Ambassador Volker: Russia has made steady incremental gains in the East over the second half of 2024 and even into the current day. They have done that. It has not been a lot of land. We’re talking about 4,000-plus square kilometers. And that is at the cost of about 400,000 casualties. Tremendous human cost for Russia to get relatively little. But they are making those incremental gains.
And you’re also right, Ukraine is having issues with manpower. They have had issues with the supply of weapons from the U.S. and other countries. And we know that our industrial capacity is limited, so there isn’t that much out there ready to be given. We have to keep producing it. And Ukraine is, in fact, dependent upon the supply of Western weapons. They’re doing better on their own, but they still need Western supplies. They are dependent in that way, going into any kind of negotiation.
But we also have to remember that Russia’s in a weakened position too. They have high inflation. I would estimate it to be around 30 percent, but official estimates are closer to eight or nine. Interest rates in Russia are fixed at 21 percent right now, so we have to assume that inflation is above that. And this is an aim to try to squeeze down inflation. But the problem is that Russia doesn’t have access to foreign exchange reserves of any great quantity. Their external assets have been frozen. They can’t get new foreign exchange reserves. So they’re drawing down what they’ve got. And this is causing them budgetary pressures.
That’s just on the economic side. On the military side, they also have a manpower problem. They have been losing people on the battlefield at such a rate that they can’t replace them at that speed. We’re talking 1,500 people a day [killed or wounded]. That means that they are working with units that have holes in them. They’ve brought in North Korean troops who are not as effective. They have struggled with how to keep up the tempo while facing a manpower shortage. And then you have the equipment situation. They can’t produce defense equipment at the rate that they are burning through that either. Therefore, they’re relying on North Korea for artillery shells. They are relying on Iran for drones. They are taking World War II-era equipment out of storage and trying to use that.
So Russia is having a very difficult time as well. And we see this in two things that happened recently. One of them is their inability to oust Ukraine from Russian territory in Kursk. They were invaded by Ukraine as a pushback against Russia’s invasions of Ukraine. And they haven’t been able to dislodge the Ukrainians. The second element is their inability to maintain enough force in Syria to prevent the fall of the [Bashar al-] Assad regime. They had whittled it down so much that the Assad regime just collapsed. And now Russia has faced a growing uncertainty about their presence in the Middle East. So there’s a lot of weakness on the Russian side as they go into this as well.

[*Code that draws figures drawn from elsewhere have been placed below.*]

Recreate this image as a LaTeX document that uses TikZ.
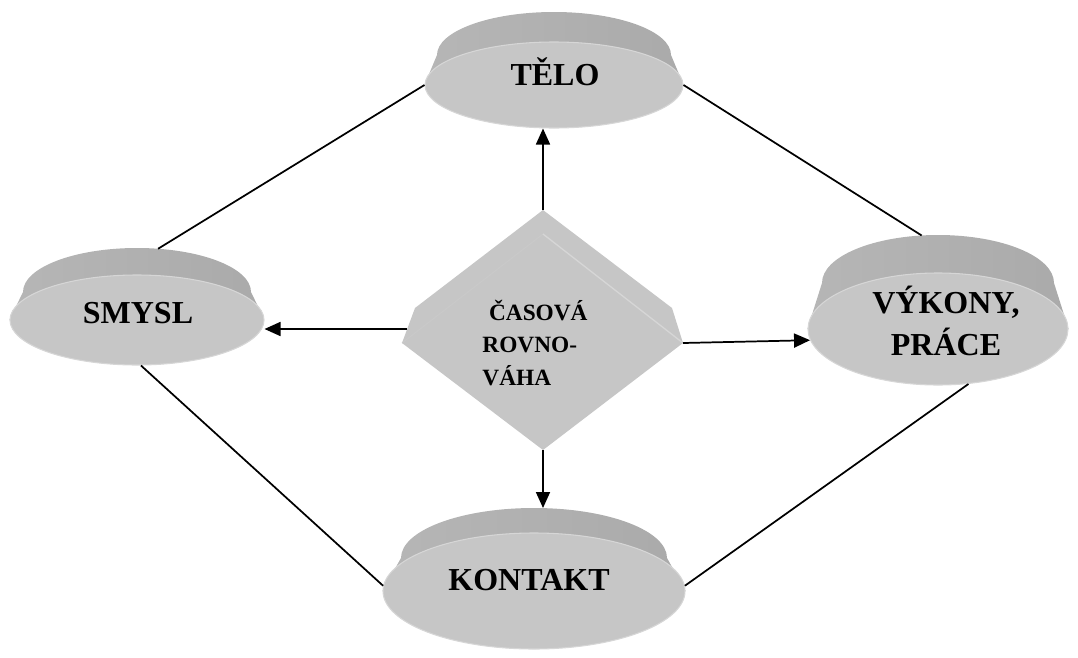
\documentclass[tikz,border=0pt]{standalone}
\usepackage{fontspec}
\setmainfont{Liberation Serif}
\usetikzlibrary{arrows.meta,shapes.geometric,backgrounds,calc,positioning}
\definecolor{faceclr}{RGB}{198,198,198}
\definecolor{rimlight}{RGB}{182,182,182}
\definecolor{rimdark}{RGB}{155,155,155}
\definecolor{rimmid}{RGB}{170,170,170}
\definecolor{edgeclr}{RGB}{214,214,214}
\tikzstyle{disc back}=[ellipse, inner sep=0pt, outer sep=0pt]
\tikzstyle{disc}=[ellipse, inner sep=0pt, fill=faceclr, draw=edgeclr, line width=0.8pt]
\tikzstyle{disc rim}=[left color=rimlight, middle color=rimdark, right color=rimmid]
\tikzstyle{disc text}=[font=\bfseries\fontsize{24}{31.5}\selectfont, align=center, anchor=base, inner sep=0pt]
\tikzstyle{diamond text}=[font=\bfseries\fontsize{17.5}{24.4}\selectfont, align=left, inner sep=0pt]
\tikzstyle{link}=[line width=1.3pt, black]
\tikzstyle{flow}=[link, -{Triangle[length=12pt,width=10.5pt]}]

\begin{document}
\begin{tikzpicture}[x=0.75pt, y=-0.75pt]
\useasboundingbox (0,0) rectangle (1078,657);

	% Discs: back outline and front face
    \node[disc back, minimum width=175.5pt, minimum height=64.5pt] (telo-b) at (554,55) {};
    \node[disc, minimum width=193.5pt, minimum height=64.5pt] (telo) at (554,85) {};
    \node[disc back, minimum width=171pt, minimum height=66pt] (smysl-b) at (137,292) {};
    \node[disc, minimum width=190.5pt, minimum height=67.5pt] (smysl) at (137,320) {};
    \node[disc back, minimum width=174pt, minimum height=72pt] (vykony-b) at (938,283) {};
    \node[disc, minimum width=195pt, minimum height=84pt] (vykony) at (938,329) {};
    \node[disc back, minimum width=199.5pt, minimum height=75pt] (kontakt-b) at (534,558) {};
    \node[disc, minimum width=226.5pt, minimum height=87pt] (kontakt) at (534,591) {};

    \begin{pgfonlayer}{background}
    \foreach \name/\rx/\ry in {telo/117/43, smysl/114/44, vykony/116/48, kontakt/133/50}
        \shade[disc rim] (\name.west) -- (\name-b.west) arc[start angle=180, end angle=360, x radius=\rx, y radius=\ry] -- (\name.east) -- cycle;
    \end{pgfonlayer}

    \node[disc text] (telo-t) at (555,85) {TĚLO};
    \node[disc text] (smysl-t) at (138,323) {SMYSL};
    \node[disc text, anchor=center] (vykony-t) at (946,321) {VÝKONY,\\PRÁCE};
    \node[disc text] (kontakt-t) at (529,590) {KONTAKT};

	% Centre diamond
    \coordinate (cas-n) at (543,210);
    \coordinate (cas-nw) at (415,308);
    \coordinate (cas-w) at (402,343);
    \coordinate (cas-s) at (543,450);
    \coordinate (cas-e) at (683,343);
    \coordinate (cas-ne) at (672,308);
    \coordinate (cas-top) at (543,234);
    \coordinate (cas-wa) at ($(cas-nw)!0.6!(cas-w)$);
    \fill[faceclr] (cas-n) -- (cas-ne) -- (cas-e) -- (cas-s) -- (cas-w) -- (cas-nw) -- cycle;
    \draw[black!21, line width=0.8pt] (cas-w) -- (cas-top);
    \draw[edgeclr, line width=1pt] (cas-top) -- (cas-e);
    \node[diamond text] (cas) at (535,343) {\hspace*{5pt}ČASOVÁ\\ROVNO-\\VÁHA};

	% Diamond -> discs
    \draw[flow] (cas-n) -- (cas-n |- telo.south);
    \draw[flow] (cas-wa) -- (cas-wa -| smysl.east);
    \draw[flow] (cas-e) -- (vykony.185);
    \draw[flow] (cas-s) -- (cas-s |- kontakt-b.north);

	% Ring
    \draw[link] (telo.west) -- (smysl-b.64);
    \draw[link] (telo.east) -- (vykony-b.109);
    \draw[link] (smysl.-85) -- (kontakt.178);
    \draw[link] (vykony.-61) -- (kontakt.2);

\end{tikzpicture}
\end{document}
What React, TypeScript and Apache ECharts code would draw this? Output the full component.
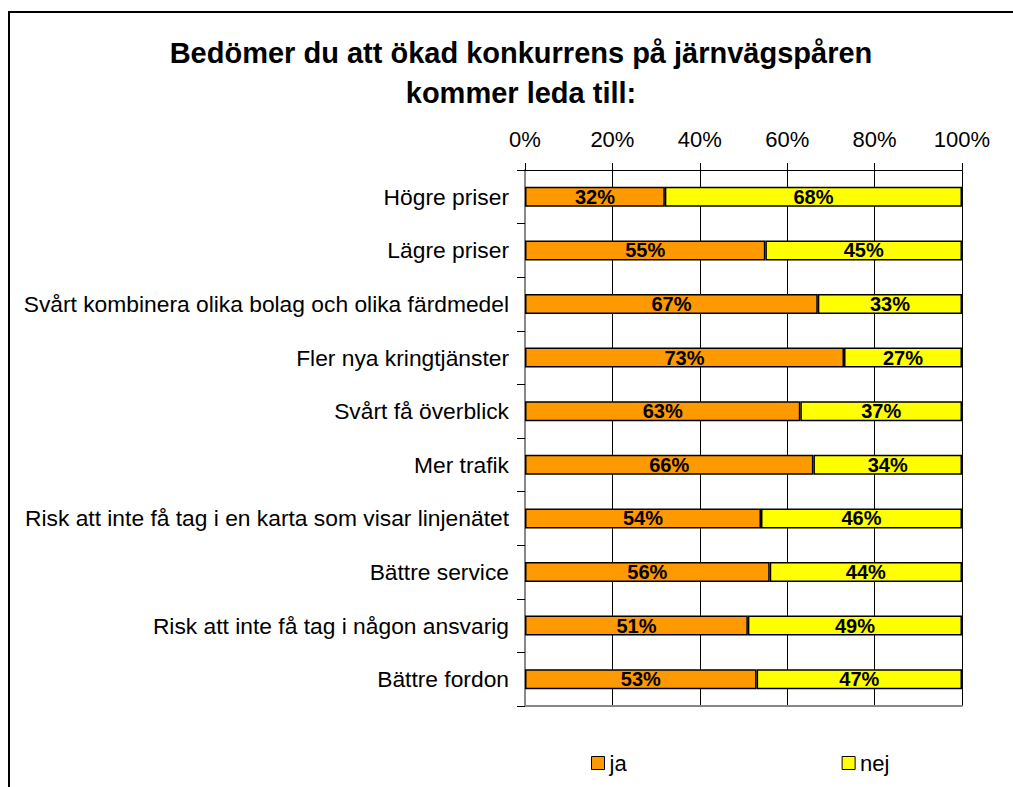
import React, { useEffect, useRef } from "react";
import * as echarts from "echarts";

const titleText = "Bedömer du att ökad konkurrens på järnvägspåren\nkommer leda till:";
const categories = [
  "Högre priser",
  "Lägre priser",
  "Svårt kombinera olika bolag och olika färdmedel",
  "Fler nya kringtjänster",
  "Svårt få överblick",
  "Mer trafik",
  "Risk att inte få tag i en karta som visar linjenätet",
  "Bättre service",
  "Risk att inte få tag i någon ansvarig",
  "Bättre fordon",
];
const jaValues = [32, 55, 67, 73, 63, 66, 54, 56, 51, 53];
const nejValues = [68, 45, 33, 27, 37, 34, 46, 44, 49, 47];
const seriesNames = ["ja", "nej"];

const FONT = "'Liberation Sans', Arial, sans-serif";

export default function App() {
  const ref = useRef<HTMLDivElement>(null);
  useEffect(() => {
    if (!ref.current) return;
    const chart = echarts.init(ref.current, null, { renderer: "svg" });
    const labelStyle = {
      show: true,
      position: "inside",
      formatter: "{c}%",
      color: "#000",
      fontWeight: "bold",
      fontSize: 20,
      fontFamily: FONT,
    };
    chart.setOption({
      animation: false,
      backgroundColor: "#fff",
      textStyle: { fontFamily: FONT },
      title: {
        text: titleText,
        left: 516,
        top: 28,
        textAlign: "center",
        textStyle: {
          fontFamily: FONT,
          fontSize: 29,
          fontWeight: "bold",
          color: "#000",
          lineHeight: 40,
        },
      },
      graphic: [
        {
          type: "rect",
          shape: { x: 9, y: 12, width: 1030, height: 800 },
          style: { fill: "none", stroke: "#000", lineWidth: 2 },
          silent: true,
        },
      ],
      legend: {
        data: seriesNames,
        left: 586,
        top: 747,
        itemWidth: 13,
        itemHeight: 13,
        itemGap: 215,
        icon: "rect",
        textStyle: { fontFamily: FONT, fontSize: 22, color: "#000" },
        itemStyle: { borderColor: "#000", borderWidth: 1 },
      },
      grid: { left: 525, right: 51, top: 170, bottom: 81, containLabel: false },
      xAxis: [
        {
          type: "value",
          position: "top",
          min: 0,
          max: 100,
          interval: 20,
          axisLine: { show: true, lineStyle: { color: "#000", width: 1 } },
          axisTick: { show: true, length: 7, lineStyle: { color: "#000" } },
          axisLabel: {
            formatter: "{value}%",
            fontSize: 22,
            fontFamily: FONT,
            color: "#000",
            margin: 20,
          },
          splitLine: { show: true, lineStyle: { color: "#000", width: 1 } },
        },
        {
          type: "value",
          position: "bottom",
          min: 0,
          max: 100,
          axisLine: { show: true, lineStyle: { color: "#888", width: 2 } },
          axisTick: { show: false },
          axisLabel: { show: false },
          splitLine: { show: false },
        },
      ],
      yAxis: [
        {
          type: "category",
          data: categories,
          inverse: true,
          axisLine: { show: true, lineStyle: { color: "#000", width: 1 } },
          axisTick: { show: true, length: 8, lineStyle: { color: "#000" } },
          axisLabel: {
            fontSize: 22.8,
            fontFamily: FONT,
            color: "#000",
            margin: 16,
          },
        },
        {
          type: "category",
          data: categories,
          inverse: true,
          position: "right",
          axisLine: { show: true, lineStyle: { color: "#888", width: 2 } },
          axisTick: { show: false },
          axisLabel: { show: false },
        },
      ],
      series: [
        {
          name: seriesNames[0],
          type: "bar",
          stack: "total",
          data: jaValues,
          barWidth: 20,
          itemStyle: { color: "#FF9900", borderColor: "#000", borderWidth: 1.5 },
          label: labelStyle,
        },
        {
          name: seriesNames[1],
          type: "bar",
          stack: "total",
          data: nejValues,
          barWidth: 20,
          itemStyle: { color: "#FFFF00", borderColor: "#000", borderWidth: 1.5 },
          label: labelStyle,
        },
      ],
    });
    return () => chart.dispose();
  }, []);
  return (
    <div
      ref={ref}
      style={{ position: "absolute", left: 0, top: 0, width: 1013, height: 787 }}
    />
  );
}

Lieutenant General Hodges (ret.): I think the Ukrainians actually have a degree of confidence, and President Zelensky has been very pragmatic and practical in how he approaches the Trump administration. At the end of the day, the Ukrainians know who their neighbor is, who Russia is, and that if they just quit or they give up or whatever, they know what the consequences are. So they're not going to do that.
I think that the Russians also understand that they cannot keep doing what they're doing, so for the Russians, the only hope is that the West, particularly the U.S., turns its back on Ukraine. Putin believes he can win because he doesn't care about casualties. On the Ukrainian side, of course, President Zelensky has to worry about casualties, but I don't think their problem is manpower. There's probably a million Ukrainians that are military age women and men that could serve without lowering the draft. The problem is that the Ukrainian government has failed to earn the confidence of enough Ukrainian families that their sons and daughters won't be wasted. So this is what the government has to prove to the population – that their sons and daughters will not go to the war until they are properly trained, properly equipped and put in a unit that's properly trained.